Low light – lights off, blinds closed
This test presents a real conundrum. Parts of the OPPO are way better (HDR and details and colours of the monitor and tablet), but it simply does not pick up the details of the red filing cabinet and HP laser.
OPPO selected ISO 272 and a 1/33s exposure. The GN8 selected ISO 200 and a 1/13s exposure. Both opted not to use flash.
Simply put the OPPO had more natural colours, better HDR in the highlights and worse in the lowlights. The GN8 took a more visually pleasing photo at the expense of details and introduced noise into the image.
Portrait mode – better than any anti-wrinkle cream!

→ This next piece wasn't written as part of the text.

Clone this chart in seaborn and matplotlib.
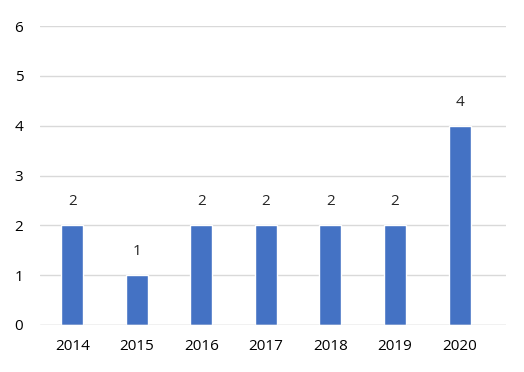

OPPO has built a Portrait Lab and membership includes Russell James, a 20-year photographer for Victoria’s Secret, make-up artists, and retouching specialists. They have provided many suggestions on what makes the best portrait, and this is captured in the portrait mode of the R11s.
Also, OPPO has developed A.I. beauty recognition technology. It has set up a big selfie database that uses A.I. neural network algorithms to collect 254 facial features and analyses them over multiple dimensions including gender, age, skin texture, skin colour, expression, and physical condition.
For example, it can brighten the skin and eyes, tighten facial contour lines, remove shine, even shade and smooth skin. The A.I. beauty recognition technology has two million different beauty effects.
It works with both the rear camera and selfie camera.
Selfies: At 20MP (no AF or OIS so hold it still) it records tons of detail, good colour and contrast. There is no flash or screen fill flash, and the f/2.0 lens struggles to get enough light in low light.